A dictator’s disciple and a woman who describes migrants as “sub-human” are the power couple behind Greece’s Golden Dawn, the neo-fascist party facing a police crackdown after the murder of an anti-fascist musician last week.
Party leader Nikos Michaloliakos, 56, arrested on Saturday, is a disgraced former officer cadet and devotee of former Greek dictator George Papadopoulos, with whom he spent time in prison in the late 1970s for an assault and bombing attack.
His wife Eleni Zaroulia, who joined her husband in parliament in June last year, turned heads when she appeared in the chamber wearing a ring in the shape of the Iron Cross, the military decoration of Nazi Germany’s armed forces.
The family hails from Greece’s southern Peloponnese Peninsula, a particularly right-wing area of the country, and even their daughter Urania, 25, has urged members to “give up everything” for the party’s “holy” ideology.
“Ask yourself, are you ready to die for what you believe ... ask yourself how far you are prepared to go,” she wrote in a Web posting this month.
Golden Dawn offices around the country have been subjected to police raids after anti-fascist rapper Pavlos Fyssas was stabbed to death by an alleged self-confessed neo-Nazi on Sept. 18.
Handpicked by Papadopoulos to lead the youth of far-right National Political Union, Nikos Michaloliakos founded Golden Dawn in the mid-1980s.
The party follows a strict military-style regimen. Its members conduct parades dressed in black shirts and camouflage trousers, and are required to stand to attention before higher-ranking members.
Michaloliakos’ first elected post was as an Athens municipal councilor in 2010, where he was filmed taunting a left-wing opponent with fascist salutes.
At the time of its inception and for years thereafter, Golden Dawn glorified Adolf Hitler and the warrior ethos of Nazi Germany in its party publications.
One of the party’s older texts, read in parliament by a leftist MP in May, called Hitler a “visionary of new Europe.”
“Faith in the words of the Fuehrer, and faith in victory, grows in our hearts. The fight goes on, the future is ours,” the text read.
This rhetoric was later toned down.
Even so, in an interview last year Michaloliakos effectively denied the Holocaust, telling Greece’s Mega channel: “There were no crematoria, it’s a lie. Or gas chambers.”
Formerly on the fringe of Greek politics, Golden Dawn went from 19,000 votes a few years ago to over 426,000 in June last year after pledging to “scour the country” clean of illegal immigrants.
Greece, which has a population of 11 million, has around 800,000 legally-registered immigrants — many of whom have come from Albania — and an estimated 350,000 undocumented immigrants, including Afghans, Bangladeshis and Pakistanis.
Many Greeks blame migrants for a rise in violent crime as the country slogs through its sixth year in recession. More than a million people are unemployed, including almost 60 percent of young people.

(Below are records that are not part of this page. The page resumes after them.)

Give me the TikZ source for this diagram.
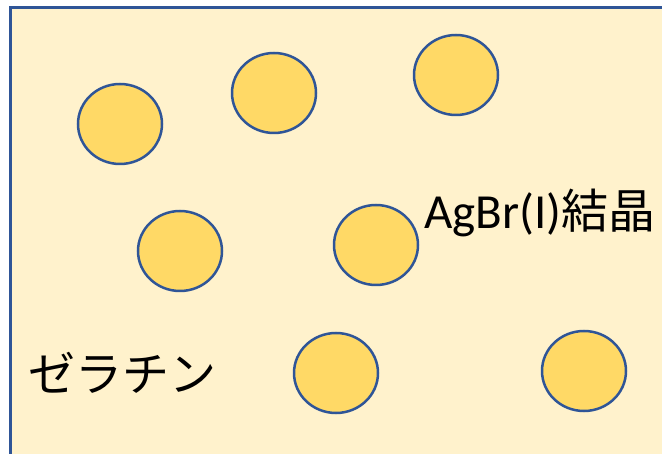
\documentclass[tikz,border=0pt]{standalone}
\usetikzlibrary{shapes.geometric}
\usepackage{fontspec}
\setmainfont{Carlito}
\newfontfamily\jpfont{Noto Sans CJK JP}
\definecolor{bgfill}{HTML}{FFF2CC}
\definecolor{edgeblue}{HTML}{2F5597}
\definecolor{grainfill}{HTML}{FFD966}
\begin{document}
\begin{tikzpicture}[x=1pt,y=-1pt,
  grain/.style={ellipse,draw=edgeblue,line width=2.5pt,fill=grainfill,minimum width=84pt,minimum height=80pt,inner sep=0pt},
  lbl/.style={inner sep=0pt,font=\fontsize{49}{52}\selectfont}]
\useasboundingbox (0,0) rectangle (662,454);
\path[fill=white] (0,0) rectangle (662,454);
\draw[draw=edgeblue,line width=3pt,fill=bgfill] (10,8) rectangle (690,480);
\node[grain] (g1) at (120,124) {};
\node[grain] (g2) at (274,93) {};
\node[grain] (g3) at (456,75) {};
\node[grain] (g4) at (180,251) {};
\node[grain] (g5) at (376,245) {};
\node[grain] (g6) at (336,373) {};
\node[grain] (g7) at (584,371) {};
\node[lbl,anchor=base west] (agbr) at (424,229) {AgBr(I){\jpfont\fontsize{47}{52}\selectfont 結晶}};
\node[lbl,anchor=base west] (gel) at (28,392) {\jpfont\fontsize{47}{52}\selectfont ゼラチン};
\end{tikzpicture}
\end{document}
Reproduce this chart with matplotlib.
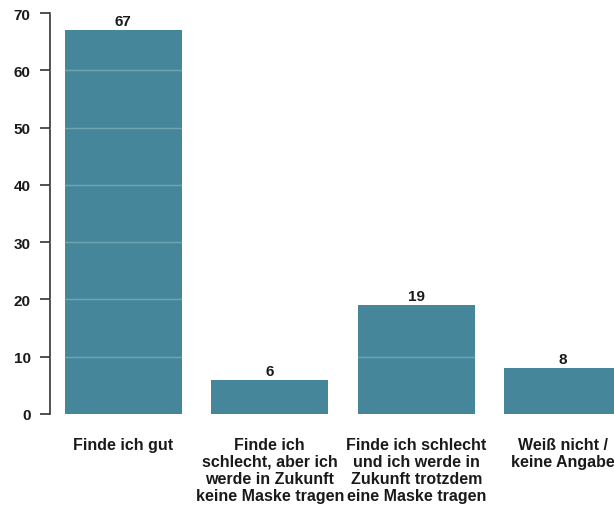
import matplotlib.pyplot as plt
import numpy as np

plt.rcParams["font.family"] = ["Liberation Sans", "DejaVu Sans"]

categories = [
    "Finde ich gut",
    "Finde ich\nschlecht, aber ich\nwerde in Zukunft\nkeine Maske tragen",
    "Finde ich schlecht\nund ich werde in\nZukunft trotzdem\neine Maske tragen",
    "Weiß nicht /\nkeine Angabe",
]
values = [67, 6, 19, 8]
yticks = [0, 10, 20, 30, 40, 50, 60, 70]

BAR = "#45869b"
TXT = "#1a1a1a"
FS = 11.5

fig = plt.figure(figsize=(6.14, 5.10), dpi=100)
# axes run past the right edge so the last bar is clipped, as in the reference
ax = fig.add_axes([50 / 614, 95 / 510, 586 / 614, 401 / 510])

x = np.arange(len(categories))
ax.bar(x, values, width=0.8, color=BAR, zorder=2)
for yv in yticks[1:]:
    ax.axhline(yv, color="white", alpha=0.25, lw=1, zorder=3)

for xi, v in zip(x, values):
    ax.annotate(str(v), (xi, v), xytext=(0, 1.5), textcoords="offset points",
                ha="center", va="bottom", fontsize=FS - 0.5, fontweight="bold", color=TXT)

ax.set_xlim(-0.5, 3.5)
ax.set_ylim(0, 70)
ax.set_yticks(yticks)
ax.set_xticks(x)
ax.set_xticklabels(categories, fontsize=FS, fontweight="bold", color=TXT,
                   linespacing=1.17)
ax.tick_params(axis="x", length=0, pad=16.5)
ax.tick_params(axis="y", length=7, width=1.2, color="#333333", labelsize=FS - 0.5,
               labelcolor=TXT, pad=7)
for lbl in ax.get_yticklabels():
    lbl.set_fontweight("bold")

for s in ("top", "right", "bottom"):
    ax.spines[s].set_visible(False)
ax.spines["left"].set_color("#333333")
ax.spines["left"].set_linewidth(1.2)

fig.savefig("out.png", dpi=100)
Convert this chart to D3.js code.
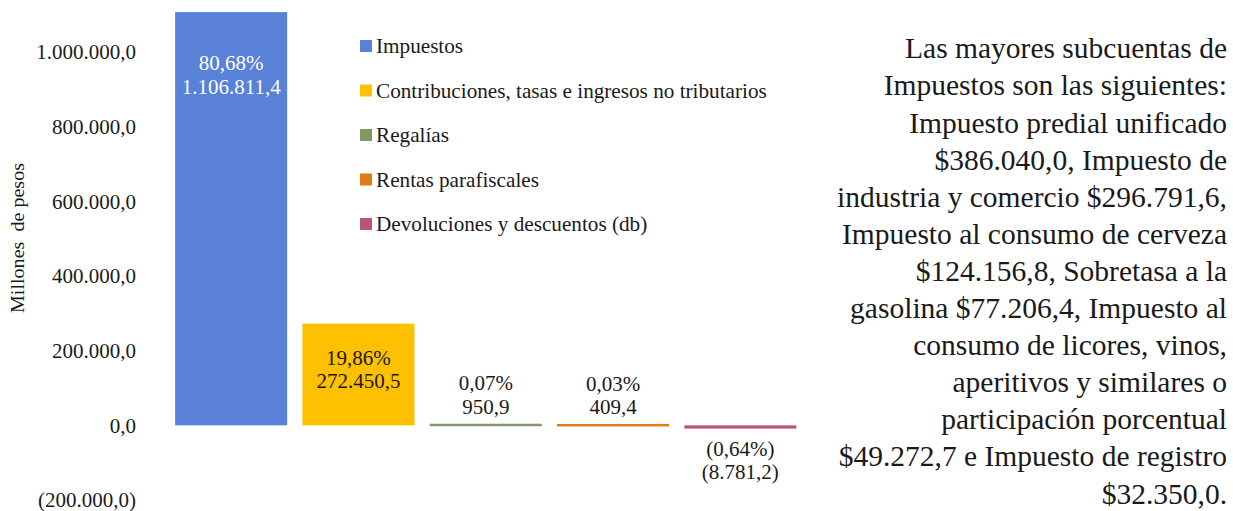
<!DOCTYPE html>
<html>
<head>
<meta charset="utf-8">
<script src="https://cdn.jsdelivr.net/npm/d3@7"></script>
<style>
  html, body { margin: 0; padding: 0; background: #fff; }
  svg { display: block; }
  text { font-family: "Liberation Serif", "Times New Roman", serif; fill: #1a1a1a; }
</style>
</head>
<body>
<svg id="chart" width="1233" height="511"></svg>
<script>
// ---- Data ----
const categories = [
  "Impuestos",
  "Contribuciones, tasas e ingresos no tributarios",
  "Regalías",
  "Rentas parafiscales",
  "Devoluciones y descuentos (db)"
];
const values = [1106811.4, 272450.5, 950.9, 409.4, -8781.2];
const percents = [80.68, 19.86, 0.07, 0.03, -0.64];
const colors = ["#5981D7", "#FFC000", "#7E9964", "#E07C15", "#BC557C"];
const tickValues = [-200000, 0, 200000, 400000, 600000, 800000, 1000000];
const yTitle = "Millones  de pesos";
const noteLines = [
  "Las mayores subcuentas de",
  "Impuestos son las siguientes:",
  "Impuesto predial unificado",
  "$386.040,0, Impuesto de",
  "industria y comercio $296.791,6,",
  "Impuesto al consumo de cerveza",
  "$124.156,8, Sobretasa a la",
  "gasolina $77.206,4, Impuesto al",
  "consumo de licores, vinos,",
  "aperitivos y similares o",
  "participación porcentual",
  "$49.272,7 e Impuesto de registro",
  "$32.350,0."
];

// ---- Formatting (Spanish locale) ----
const loc = d3.formatLocale({ decimal: ",", thousands: ".", grouping: [3], currency: ["$", ""] });
const f1 = loc.format(",.1f");
const f2 = loc.format(",.2f");
const fmtNum = v => v < 0 ? "(" + f1(-v) + ")" : f1(v);
const fmtPct = v => v < 0 ? "(" + f2(-v) + "%)" : f2(v) + "%";

// ---- Scales ----
const svg = d3.select("#chart");
const y = d3.scaleLinear().domain([-200000, 1000000]).range([500, 52]);
const x = d3.scaleBand().domain(categories).range([167.5, 804]).paddingInner(0.12).paddingOuter(0.06);

// ---- Y axis ----
const yAxis = d3.axisLeft(y).tickValues(tickValues).tickFormat(fmtNum).tickSize(0).tickPadding(0);
const gy = svg.append("g").attr("transform", "translate(136,0)").call(yAxis);
gy.select(".domain").remove();
gy.selectAll("text").style("font-family", '"Liberation Serif", serif').style("font-size", "21px").attr("fill", "#1a1a1a");

svg.append("text")
  .attr("transform", "translate(24,238) rotate(-90)")
  .attr("text-anchor", "middle")
  .style("font-size", "18px")
  .style("white-space", "pre")
  .attr("textLength", 150)
  .attr("lengthAdjust", "spacingAndGlyphs")
  .text(yTitle);

// ---- Bars ----
const data = categories.map((c, i) => ({ c, v: values[i], p: percents[i], color: colors[i], i }));

svg.append("g").selectAll("rect").data(data).join("rect")
  .attr("x", d => x(d.c))
  .attr("width", x.bandwidth())
  .attr("y", d => Math.min(y(d.v), y(0)) - (Math.abs(y(d.v) - y(0)) < 2.5 ? 1.25 : 0))
  .attr("height", d => Math.max(Math.abs(y(d.v) - y(0)), 2.5))
  .attr("fill", d => d.color);

// ---- Data labels ----
const lab = svg.append("g");
data.forEach(d => {
  const cx = x(d.c) + x.bandwidth() / 2;
  const big = d.v > 500000, mid = d.v > 100000 && !big;
  let y1;
  if (big) y1 = y(d.v) + 51;
  else if (mid) y1 = y(d.v) + 34;
  else if (d.v >= 0) y1 = y(d.v) - 42;
  else y1 = y(d.v) + 20;
  const fill = big ? "#ffffff" : "#1a1a1a";
  [fmtPct(d.p), fmtNum(d.v)].forEach((t, k) => {
    lab.append("text")
      .attr("x", cx).attr("y", y1 + k * 23.5)
      .attr("dy", "0.35em")
      .attr("text-anchor", "middle")
      .style("font-size", "21px")
      .style("fill", fill)
      .text(t);
  });
});

// ---- Legend ----
const lg = svg.append("g").attr("transform", "translate(360,46)");
const rows = lg.selectAll("g").data(data).join("g").attr("transform", d => `translate(0,${d.i * 44.5})`);
rows.append("rect").attr("x", 0).attr("y", -6).attr("width", 12).attr("height", 12).attr("fill", d => d.color);
rows.append("text").attr("x", 16).attr("dy", "0.35em").style("font-size", "21.2px").text(d => d.c);

// ---- Note text ----
const note = svg.append("text").attr("text-anchor", "end").style("font-size", "29.5px");
noteLines.forEach((t, k) => {
  note.append("tspan").attr("x", 1227).attr("y", 48 + k * 37.1).attr("dy", "0.35em").text(t);
});
</script>
</body>
</html>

Michaloliakos has called illegal immigration a “wound” for Greece, while his wife Zaroulia described immigrants as “sub-humans” in a speech to parliament, saying they had “invaded” the country bringing “all sorts of diseases.”
To the dismay of anti-racist activists and Jewish groups, Zaroulia was appointed in October last year to the committee on equality and non-discrimination of the Council of Europe’s parliamentary assembly.